Patrick points out that some gubernatorial candidates might want to make "adjustments" in their endorsement lists. Both John Murphy and Doug Forrester are afflicted by this problem. It'll be an interesting test of their character and commitment to see how they handle the situation. According to PoliticsNJ, "Nineteen days ago, Merla endorsed Doug Forrester for Governor. The Forrester campaign removed Merla's endorsement from their website within minutes of the story breaking." Forrester has made no statement on his site about the issue. John Murphy was endorsed by Hazlet Mayor Paul Coughlin; Murphy's team has removed Coughlin's name from the summary list, but did not try to re-write history by changing their original announcement. Interestingly, the link to that press release says "Hazlet officials back Murphy! Deputy Mayor and Committeewomen the latest to endorse John Murphy for Governor," but the actual article leads off with Coughlin.

Roberto takes the prize for best line of the night:
"They only bagged three mayors because the limit is no more than three per season. If you catch more than three, you have to throw them back."

Mike gets a close second: "Good lord, if they're taking down 11 pols in Monmouth county, when they get to Hudson they're going to have to open up another Guantanamo."

Jim is just plain disgusted. "In this case, all the FBI had to do was give these political hacks just a tiny whiff of payoff money and they hit the bait like hungry sharks."

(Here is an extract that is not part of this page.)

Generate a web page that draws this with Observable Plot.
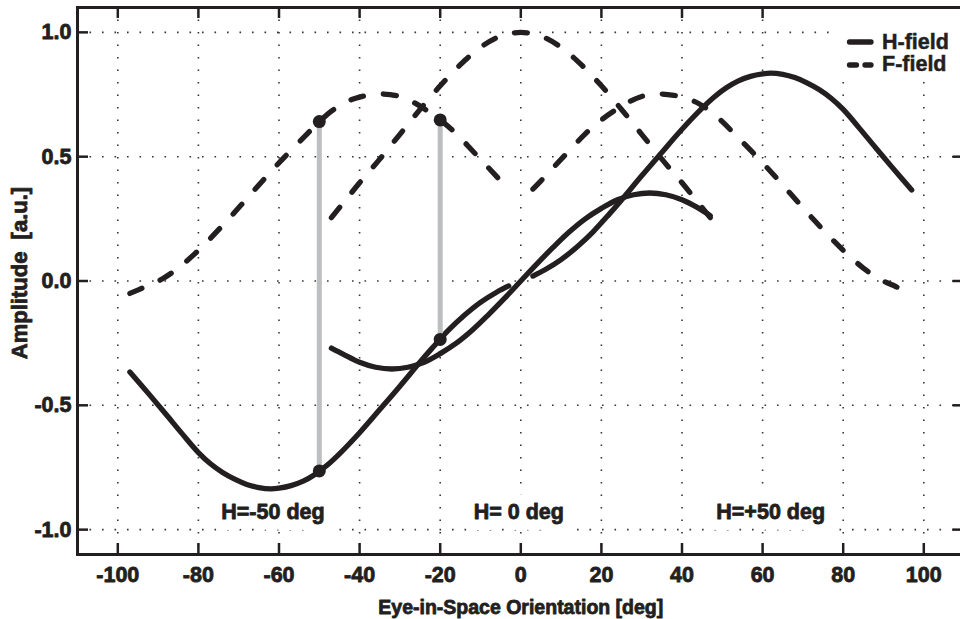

Some consensus seems to be building amongst the Jersey bloggers that pay-to-play reform at the state level is a waste of time in the face of all this corruption, but I don't think that's the case. Take a look at these two details from Chris Christie's press release.

Example 1:

Merla sought money from the CW to cover costs of a political fundraising picnic, in exchange for Merla authorizing public work for the CW. Then, between December 2003 and February 2004, the CW performed two jobs that had been awarded by Keyport Township, a bulkhead removal and tree chipping. Merla allegedly accepted another $2,500 from the CW for steering the bulkhead project as well as other cash payments in connection with other projects.

Example 2:
Zambrano allegedly accepted a total of $5,000 in cash from the CW at a Sept. 30, 2003 meeting with Zambrano at a Tinton Falls restaurant - $3,500 for Zambrano and $1,500 for DeLisa ($500 of DeLisa's payment was for the purchase of tickets to a DeLisa fundraiser)
It's clear that there is a relationship between the legal and illegal exchanges of funds. Some of the politicians appear to feel a sense of entitlement to whatever money they can squeeze. By allowing legal transfers (such as the probably-legal purchase of fundraiser tickets), it presents the opportunity to obscure or even to conduct illegal transactions. As I wrote here, pay-to-play has got to go at all levels of government.

The opportunity for these "legal" donors to receive contracts influenced by their beneficiaries is just plain dumb. The federal government just convicted a former Air Force procurement official, and the former CFO of Boeing for just these kinds of shenanigans. If all men are created equal, then we should apply the law to all public officials equally. Chris Christie took a big step in that direction this morning.